Sources & methodology
This guide is built from Google’s published Business Profile guidance and from claiming, repairing and running profiles for UK small businesses. Where a rule is stated as a rule, the source is below; your own profile’s numbers should be measured, not assumed.
- Local ranking factors (relevance, distance, prominence), Google Business Profile Help, “Improve your local ranking on Google”: https://support.google.com/business/answer/7091
- Profile rules (real name, address, categories; review solicitation), Google Business Profile Help, “Guidelines for representing your business on Google”: https://support.google.com/business/answer/3038177
- Methodology: the Profile Flywheel is derived from building and auditing Google Business Profiles alongside UK small-business websites, and reflects what consistently produces calls and bookings versus what triggers filters and suspensions. Last updated 13 July 2026.
Cite this article: UK Web Marketing, “Google Business Profile optimisation for UK small businesses: the complete 2026 guide”, 13 July 2026. https://ukwebmarketing.com/blog/google-business-profile-optimisation-uk-2026
Frequently asked questions
What is Google Business Profile optimisation?
It is the work of making your free Google listing complete, active, trusted and measured: claiming and verifying it, choosing the right primary category, filling every field, adding real photos, posting updates, answering questions, building a steady rhythm of honest reviews, and keeping your name, address and phone consistent everywhere Google might read them.

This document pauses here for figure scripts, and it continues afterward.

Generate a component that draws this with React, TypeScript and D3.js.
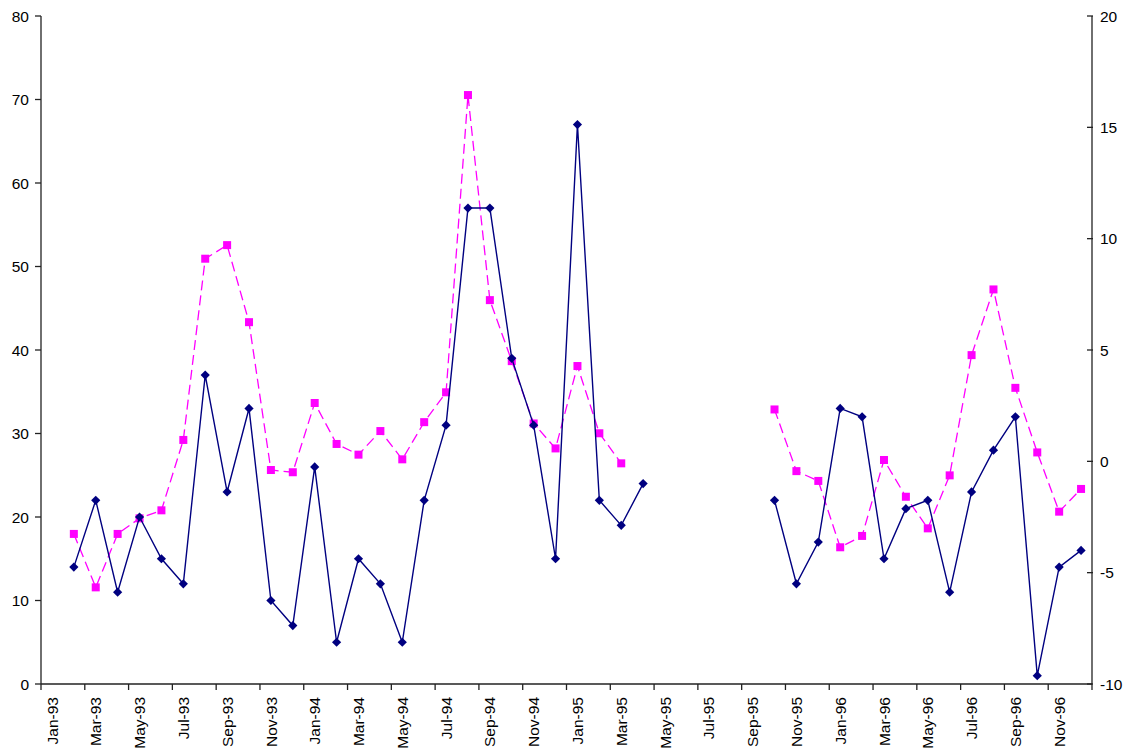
import React from "react";
import * as d3 from "d3";

const months = ["Jan", "Feb", "Mar", "Apr", "May", "Jun", "Jul", "Aug", "Sep", "Oct", "Nov", "Dec"];
const years = ["93", "94", "95", "96"];
const categories: string[] = years.flatMap((y) => months.map((m) => `${m}-${y}`));

// Left axis series (navy, diamonds)
const seriesLeft: (number | null)[] = [
  null, 14, 22, 11, 20, 15, 12, 37, 23, 33, 10, 7,
  26, 5, 15, 12, 5, 22, 31, 57, 57, 39, 31, 15,
  67, 22, 19, 24, null, null, null, null, null, 22, 12, 17,
  33, 32, 15, 21, 22, 11, 23, 28, 32, 1, 14, 16,
];

// Right axis series (magenta dashed, squares)
const seriesRight: (number | null)[] = [
  null, -3.26, -5.66, -3.26, -2.56, -2.2, 0.96, 9.1, 9.71, 6.25, -0.39, -0.49,
  2.62, 0.78, 0.3, 1.36, 0.09, 1.76, 3.1, 16.45, 7.24, 4.5, 1.7, 0.58,
  4.28, 1.26, -0.09, null, null, null, null, null, null, 2.33, -0.44, -0.88,
  -3.86, -3.35, 0.06, -1.59, -3.01, -0.63, 4.77, 7.72, 3.3, 0.4, -2.26, -1.24,
];

const leftTicks = [0, 10, 20, 30, 40, 50, 60, 70, 80];
const rightTicks = [-10, -5, 0, 5, 10, 15, 20];

const W = 1132;
const H = 755;
const plot = { left: 41, right: 1092, top: 16, bottom: 684 };
const FONT = "'Liberation Sans', Arial, sans-serif";

export default function App() {
  const x = d3
    .scaleBand<number>()
    .domain(d3.range(categories.length))
    .range([plot.left, plot.right])
    .paddingInner(0)
    .paddingOuter(0);
  const bw = x.bandwidth();
  const cx = (i: number) => (x(i) as number) + bw / 2;
  const yL = d3.scaleLinear().domain([0, 80]).range([plot.bottom, plot.top]);
  const yR = d3.scaleLinear().domain([-10, 20]).range([plot.bottom, plot.top]);

  const lineL = d3
    .line<number | null>()
    .defined((d) => d !== null)
    .x((_, i) => cx(i))
    .y((d) => yL(d as number));
  const lineR = d3
    .line<number | null>()
    .defined((d) => d !== null)
    .x((_, i) => cx(i))
    .y((d) => yR(d as number));

  const r = 4.6;
  const diamond = `M0,${-r}L${r},0L0,${r}L${-r},0Z`;

  const axisColor = "#222";
  const fs = 15.5;

  return (
    <div style={{ position: "absolute", left: 0, top: 0 }}>
      <svg width={W} height={H} style={{ display: "block", background: "#fff" }}>
        <rect x={0} y={0} width={W} height={H} fill="#fff" />
        {/* Magenta dashed series */}
        <path
          d={lineR(seriesRight) || ""}
          fill="none"
          stroke="#FF00FF"
          strokeWidth={1.3}
          strokeDasharray="10,5"
        />
        {seriesRight.map((d, i) =>
          d === null ? null : (
            <rect key={"r" + i} x={cx(i) - 4} y={yR(d) - 4} width={8} height={8} fill="#FF00FF" />
          )
        )}
        {/* Navy series */}
        <path d={lineL(seriesLeft) || ""} fill="none" stroke="#000080" strokeWidth={1.4} />
        {seriesLeft.map((d, i) =>
          d === null ? null : (
            <path key={"l" + i} d={diamond} transform={`translate(${cx(i)},${yL(d)})`} fill="#000080" />
          )
        )}

        {/* Left axis */}
        <line x1={plot.left} x2={plot.left} y1={plot.top} y2={plot.bottom} stroke={axisColor} strokeWidth={1.3} />
        {leftTicks.map((t) => (
          <g key={"lt" + t}>
            <line x1={plot.left - 6} x2={plot.left} y1={yL(t)} y2={yL(t)} stroke={axisColor} strokeWidth={1.3} />
            <text x={plot.left - 12} y={yL(t)} dy="0.36em" textAnchor="end" fontFamily={FONT} fontSize={fs} fill="#000">
              {t}
            </text>
          </g>
        ))}

        {/* Right axis */}
        <line x1={plot.right} x2={plot.right} y1={plot.top} y2={plot.bottom} stroke={axisColor} strokeWidth={1.3} />
        {rightTicks.map((t) => (
          <g key={"rt" + t}>
            <line x1={plot.right - 5} x2={plot.right + 1} y1={yR(t)} y2={yR(t)} stroke={axisColor} strokeWidth={1.3} />
            <text x={plot.right + 8} y={yR(t)} dy="0.36em" textAnchor="start" fontFamily={FONT} fontSize={fs} fill="#000">
              {t}
            </text>
          </g>
        ))}

        {/* Bottom axis */}
        <line x1={plot.left} x2={plot.right} y1={plot.bottom} y2={plot.bottom} stroke={axisColor} strokeWidth={1.3} />
        {categories.map((c, i) =>
          i % 2 === 0 ? (
            <g key={"xt" + i}>
              <line
                x1={x(i) as number}
                x2={x(i) as number}
                y1={plot.bottom}
                y2={plot.bottom + 6}
                stroke={axisColor}
                strokeWidth={1.3}
              />
              <text
                transform={`translate(${cx(i)},${plot.bottom + 13}) rotate(-90)`}
                dy="0.36em"
                textAnchor="end"
                fontFamily={FONT}
                fontSize={fs}
                fill="#000"
              >
                {c}
              </text>
            </g>
          ) : null
        )}
        <line
          x1={plot.right}
          x2={plot.right}
          y1={plot.bottom}
          y2={plot.bottom + 6}
          stroke={axisColor}
          strokeWidth={1.3}
        />
      </svg>
    </div>
  );
}
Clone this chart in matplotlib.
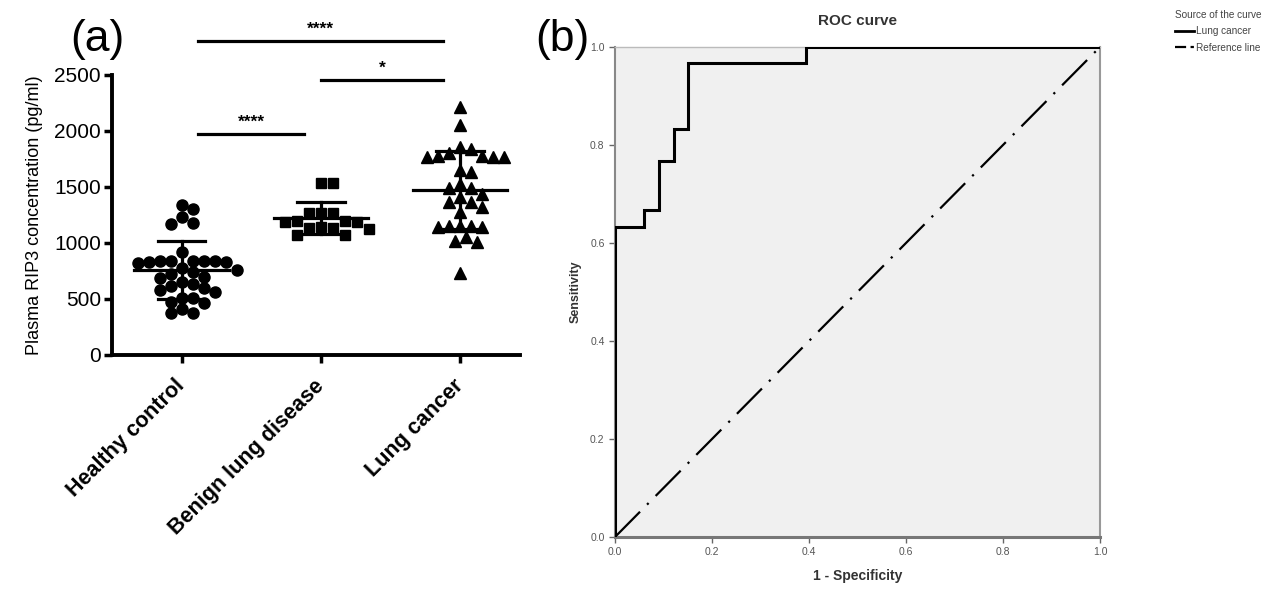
import numpy as np
import matplotlib
matplotlib.use('Agg')
import matplotlib.pyplot as plt
from matplotlib.lines import Line2D

plt.rcParams['font.family'] = ['Liberation Sans', 'DejaVu Sans']

# ---- panel (a) data: plasma RIP3 (pg/ml) ----
groups = ['Healthy control', 'Benign lung disease', 'Lung cancer']
healthy = [1340, 1300, 1235, 1170, 1180, 922,
           835, 830, 840, 825, 835, 830, 835, 840,
           780, 760, 740, 720, 700, 690,
           650, 630, 620, 600, 580, 560,
           512, 512, 476, 461, 410, 375, 375]
benign = [1540, 1540, 1265, 1265, 1270, 1190, 1200, 1195, 1185,
          1135, 1130, 1125, 1140, 1075, 1070]
cancer = [2210, 2050, 1840, 1860, 1775, 1770, 1770, 1765, 1775, 1650,
          1630, 1800, 1525, 1495, 1495, 1415, 1435, 1365, 1370, 1325,
          1280, 1150, 1145, 1150, 1140, 1150, 1055, 1010, 1015, 730]
markers = ['o', 's', '^']
yticks_a = [0, 500, 1000, 1500, 2000, 2500]
# significance: (group i, group j, label)
comparisons = [(0, 2, '****'), (1, 2, '*'), (0, 1, '****')]

# ---- panel (b) data: ROC steps (30 cases, 33 controls) ----
fpr = np.array([0, 0, 2, 2, 3, 3, 4, 4, 5, 5, 13, 13, 33]) / 33
tpr = np.array([0, 19, 19, 20, 20, 23, 23, 25, 25, 29, 29, 30, 30]) / 30
roc_ticks = [0.0, 0.2, 0.4, 0.6, 0.8, 1.0]


def swarm(vals, diam, xscale, yscale):
    # simple beeswarm in pixel space
    placed, offs = [], []
    cands = sorted([k * diam / 2 for k in range(-20, 21)], key=lambda c: (abs(c), c < 0))
    for v in vals:
        y = v * yscale
        for c in cands:
            if all((c - px) ** 2 + (y - py) ** 2 >= diam ** 2 for px, py in placed):
                break
        placed.append((c, y))
        offs.append(c / xscale)
    return np.array(offs)


fig = plt.figure(figsize=(12.64, 5.89), dpi=100)
axA = fig.add_axes([112 / 1264, 1 - 355 / 589, 408 / 1264, 280 / 589])
axB = fig.add_axes([615 / 1264, 1 - 537 / 589, 485 / 1264, 490 / 589])

# ---------------- panel (a) ----------------
xscale, yscale = 139.5, 280 / 2500
for i, (vals, m) in enumerate(zip([healthy, benign, cancer], markers)):
    vals = np.array(vals)
    order = np.argsort(-vals)
    xs = swarm(vals[order], 12 if m == 's' else 11, xscale, yscale)
    ms = {'o': 8, 's': 7.5, '^': 8.5}[m]
    axA.plot(i + xs, vals[order], m, color='black', ms=ms, mec='black', ls='none')
    mu, sd = vals.mean(), vals.std(ddof=1)
    axA.plot([i - 0.34, i + 0.34], [mu, mu], color='black', lw=2.3)
    axA.plot([i - 0.17, i + 0.17], [mu + sd, mu + sd], color='black', lw=2.3)
    axA.plot([i - 0.17, i + 0.17], [mu - sd, mu - sd], color='black', lw=2.3)
    axA.plot([i, i], [mu - sd, mu + sd], color='black', lw=2.3)

axA.set_xlim(-0.5, 2.43)
axA.set_ylim(0, 2500)
axA.set_yticks(yticks_a)
axA.set_xticks(range(3))
axA.set_xticklabels(groups, rotation=45, ha='right', va='center', rotation_mode='anchor',
                    fontsize=15.5, fontweight='bold')
axA.tick_params(axis='y', labelsize=15, width=2.5, length=6, pad=2)
axA.tick_params(axis='x', width=2.5, length=6, pad=14)
axA.set_ylabel('Plasma RIP3 concentration (pg/ml)', fontsize=13, labelpad=8)
for s in ['top', 'right']:
    axA.spines[s].set_visible(False)
for s in ['left', 'bottom']:
    axA.spines[s].set_linewidth(2.8)

bar_y = {(0, 2): 2804, (1, 2): 2455, (0, 1): 1973}
for gi, gj, lab in comparisons:
    y = bar_y[(gi, gj)]
    x0 = gi + 0.12 if gi == 0 else gi
    x1 = gj - 0.12
    axA.plot([x0, x1], [y, y], color='black', lw=2.3, clip_on=False)
    axA.text((x0 + x1) / 2, y + 40, lab, ha='center', va='bottom',
             fontsize=12.5, fontweight='bold')

# ---------------- panel (b) ----------------
axB.set_facecolor('#f0f0f0')
axB.plot(fpr, tpr, color='black', lw=2.2, solid_joinstyle='miter', label='Lung cancer', zorder=3)
axB.plot([0, 1], [0, 1], color='black', lw=1.6, dashes=[16, 4.5, 1, 4.5],
         label='Reference line', zorder=2)
axB.set_xlim(0, 1)
axB.set_ylim(0, 1)
axB.set_xticks(roc_ticks)
axB.set_yticks(roc_ticks)
axB.set_xticklabels([f'{t:.1f}' for t in roc_ticks])
axB.set_yticklabels([f'{t:.1f}' for t in roc_ticks])
axB.tick_params(labelsize=7.5, colors='#666', labelcolor='#555', length=4, width=1)
axB.spines['left'].set_color('#888')
axB.spines['left'].set_linewidth(1.5)
axB.spines['bottom'].set_color('#777')
axB.spines['bottom'].set_linewidth(2.2)
axB.spines['right'].set_color('#999')
axB.spines['right'].set_linewidth(1.5)
axB.spines['top'].set_color('#bbb')
axB.spines['top'].set_linewidth(1)
axB.set_title('ROC curve', fontsize=11, fontweight='bold', color='#333', pad=16)
axB.set_ylabel('Sensitivity', fontsize=9, fontweight='bold', color='#333', labelpad=6)
axB.set_xlabel('1 - Specificity', fontsize=10, fontweight='bold', color='#333', labelpad=8)

handles = [Line2D([], [], color='black', lw=2), Line2D([], [], color='black', lw=1.6, dashes=[5, 2, 1.5, 2])]
leg = axB.legend(handles, ['Lung cancer', 'Reference line'], loc='upper left',
                 bbox_to_anchor=(1.137, 1.094), frameon=False, title='Source of the curve',
                 fontsize=7.2, title_fontsize=7.2, handlelength=1.9, handletextpad=0.2,
                 labelspacing=0.65, alignment='left', labelcolor='#444')
leg.get_title().set_color('#444')

fig.text(97 / 1264, 1 - 40 / 589, '(a)', ha='center', va='center', fontsize=32)
fig.text(562 / 1264, 1 - 40 / 589, '(b)', ha='center', va='center', fontsize=32)

fig.savefig('out.png', dpi=100)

Why does the primary category matter more than secondary categories?
The primary category is the strongest single signal you send Google about what your business is, and it heavily shapes which searches you can appear for. Secondary categories add breadth, but the primary one decides the contest you are entered into. Pick the most specific category that honestly describes your core trade, not the broadest one.
How do I get more Google reviews without breaking the rules?
Ask every customer, ask soon after the job while the experience is fresh, and make it effortless with a direct review link. Ask everyone the same way regardless of how happy you think they are, and never offer incentives for reviews. Steady, honest asking beats any shortcut, and it is the only approach that survives contact with Google's policies.
What is review-gating and why should I avoid it?
Review-gating is screening customers first, then steering happy ones to Google and unhappy ones to a private form. Google's guidelines prohibit discouraging negative reviews and selectively soliciting positive ones, and in the UK, fake or misleadingly curated reviews are also a consumer-law issue. If a tool offers to filter by sentiment before the review link appears, turn that feature off.
Why was my Google Business Profile suspended?
Common triggers include keyword-stuffing the business name, using a virtual office or PO box as a physical address, category choices that do not match the business, sudden bursts of reviews, and repeated edits that make the profile look unstable. The fix is a profile that matches reality exactly: real name, real address or honest service area, and categories you can defend.
How do I measure whether my Google Business Profile is working?
Use the performance data inside the profile itself: how people found you, which search terms triggered the listing, and how many calls, direction requests, bookings and website clicks it produced. Track calls and website clicks month by month, and treat the search-terms list as free keyword research for both the profile and your website.